New York: Hindu American Foundation (HAF), an Indian American advocacy group with chapters across the United States, is continuing to lead the campaign against the virtual conference titled Dismantling Global Hindutva (DGH) on September 10–12 by sending letters to universities that have been listed as sponsors.
The petition to university and college authorities raises concerns over Hinduphobia. “The DGH organizers trade on the prestige of your institution’s name to host, not an academic conference, but a partisan event related to politics in India. The event platforms activists with extensive histories of amplifying Hinduphobic discourse even while denying the existence of Hinduphobia,” the petition states.
Meanwhile, Indian American state senator from Ohio, Niraj Antani, has thanked HAF for leading the charge against this bigotry.
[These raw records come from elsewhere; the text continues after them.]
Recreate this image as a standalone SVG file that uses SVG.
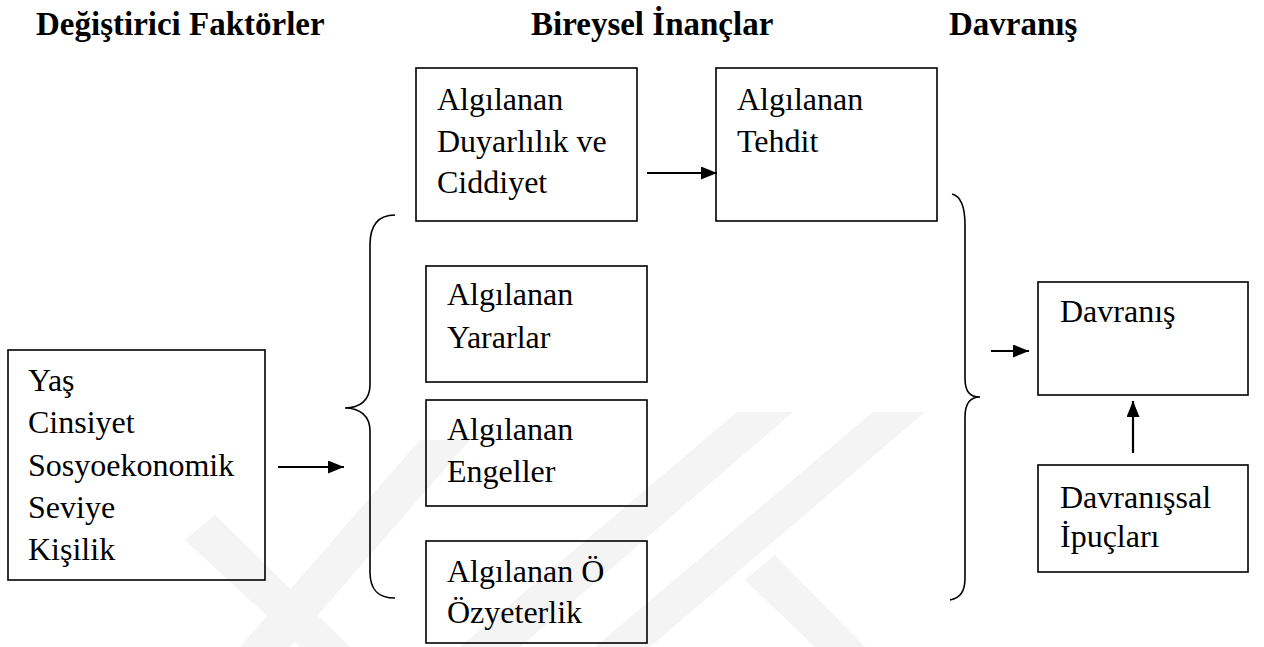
<svg xmlns="http://www.w3.org/2000/svg" width="1264" height="647" viewBox="0 0 1264 647">
<style>
.t{font-family:"Liberation Serif","Times New Roman",serif;font-size:32px;fill:#000}
.h{font-family:"Liberation Serif","Times New Roman",serif;font-size:33px;font-weight:bold;fill:#000}
.box{fill:none;stroke:#000;stroke-width:1.6}
.con{fill:none;stroke:#000;stroke-width:2.2}
.brace{fill:none;stroke:#000;stroke-width:1.6}
.wm{fill:#f4f4f4}
</style>
<defs>
<marker id="ah" markerUnits="userSpaceOnUse" markerWidth="17" markerHeight="14" refX="16" refY="6.5" orient="auto">
<path d="M0,0 L16,6.5 L0,13 z" fill="#000"/>
</marker>
</defs>
<rect width="1264" height="647" fill="#fff"/>
<g id="watermark">
<polygon class="wm" points="185,540 215,515 350,647 300,647"/>
<polygon class="wm" points="240,647 290,647 470,440 420,440"/>
<polygon class="wm" points="460,647 520,647 793,412 737,412"/>
<polygon class="wm" points="873,412 925,412 650,647 595,647"/>
<polygon class="wm" points="745,580 775,555 865,647 815,647"/>
</g>
<g id="titles">
<text class="h" x="36" y="35">Değiştirici Faktörler</text>
<text class="h" x="531" y="35">Bireysel İnançlar</text>
<text class="h" x="949" y="35">Davranış</text>
</g>
<g id="modifying">
<rect class="box" x="8" y="350" width="257" height="230"/>
<text class="t" x="28" y="391">Yaş</text>
<text class="t" x="28" y="433">Cinsiyet</text>
<text class="t" x="28" y="476">Sosyoekonomik</text>
<text class="t" x="28" y="518">Seviye</text>
<text class="t" x="28" y="560">Kişilik</text>
</g>
<g id="susceptibility">
<rect class="box" x="416" y="68" width="221" height="153"/>
<text class="t" x="437" y="110">Algılanan</text>
<text class="t" x="437" y="152">Duyarlılık ve</text>
<text class="t" x="437" y="193">Ciddiyet</text>
</g>
<g id="threat">
<rect class="box" x="716" y="68" width="221" height="153"/>
<text class="t" x="737" y="110">Algılanan</text>
<text class="t" x="737" y="152">Tehdit</text>
</g>
<g id="benefits">
<rect class="box" x="426" y="266" width="221" height="116"/>
<text class="t" x="447" y="305">Algılanan</text>
<text class="t" x="447" y="348">Yararlar</text>
</g>
<g id="barriers">
<rect class="box" x="426" y="400" width="221" height="106"/>
<text class="t" x="447" y="440">Algılanan</text>
<text class="t" x="447" y="482">Engeller</text>
</g>
<g id="selfefficacy">
<rect class="box" x="426" y="541" width="221" height="102"/>
<text class="t" x="447" y="582">Algılanan Ö</text>
<text class="t" x="447" y="623">Özyeterlik</text>
</g>
<g id="behavior">
<rect class="box" x="1038" y="282" width="210" height="113"/>
<text class="t" x="1060" y="322">Davranış</text>
</g>
<g id="cues">
<rect class="box" x="1038" y="465" width="210" height="107"/>
<text class="t" x="1060" y="508">Davranışsal</text>
<text class="t" x="1060" y="547">İpuçları</text>
</g>
<g id="braces">
<path class="brace" d="M395,215 C378,215 370,225 370,245 L370,385 C370,400 360,408 345,408 C360,408 370,416 370,431 L370,572 C370,590 378,598 395,598"/>
<path class="brace" d="M952,194 C960,196 965,205 965,225 L965,378 C965,392 970,397 980,397 C970,397 965,403 965,417 L965,578 C965,592 960,598 950,600"/>
</g>
<g id="connectors">
<line class="con" x1="278" y1="467" x2="344" y2="467" marker-end="url(#ah)"/>
<line class="con" x1="647" y1="173" x2="717" y2="173" marker-end="url(#ah)"/>
<line class="con" x1="991" y1="351" x2="1029" y2="351" marker-end="url(#ah)"/>
<line class="con" x1="1133" y1="453" x2="1133" y2="401" marker-end="url(#ah)"/>
</g>
</svg>
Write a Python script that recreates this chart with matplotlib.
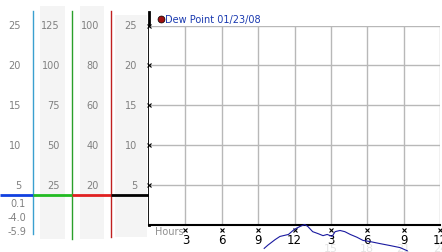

In a statement he has himself strongly condemned the conference as anti-Hindu.
HAF’s executive director, Suhag Shukla told The Times of India that while thy are not asking that the event be cancelled or that scholar-activists from the institutions not be allowed to participate; but institutionally, there was a duty to encourage a diversity of viewpoints alongside academic freedom and free speech.
“We need to be sure that Hindu students, staff, and faculty at each of these institutions are supported through all of this. The recent example of Rashmi Samant, a student from India in the UK, being stripped of her position as the student union president at Oxford University is an overt example of the harm this kind of political activism promulgated by scholar-activists can result in,” Shukla said.
According to a statement by HAF, the event organizers of the conference had, due to public outcry and several direct requests from universities removed the display of logos and replaced it with a list of virtually the same universities with a disclaimer that it was specific departments and centers which were contributing to or sponsoring the event. The actual names of the department or centers, however, were not included, Shukla pointed out.
The initial effort by HAF to send emails to university presidents delivered slightly more than 928,000 emails in the span of 48 hours.
Four universities responded to HAF’s campaign and confirmed their name and logo was used in an unauthorized manner and that event organizers were requested to remove the logos. These include Princeton, Boston College, Dalhousie University, and the University of Massachusetts.
“We urge universities to take this entire episode seriously and understand that their faculty irresponsibly and falsely labelling tens of thousands of people exercising their own right to free speech and assembly as “fascists” and “supremacists” is endangering an ethno-religious minority in the US,” Shukla said.
Audrey Truschke, a professor of history at Rutgers Newark, has promoted the conference. Truschke and many of the speakers who are activists and Marxists not academics or scholars of Hinduism, have been on record for spewing venom against Hinduism and racism against Hindus.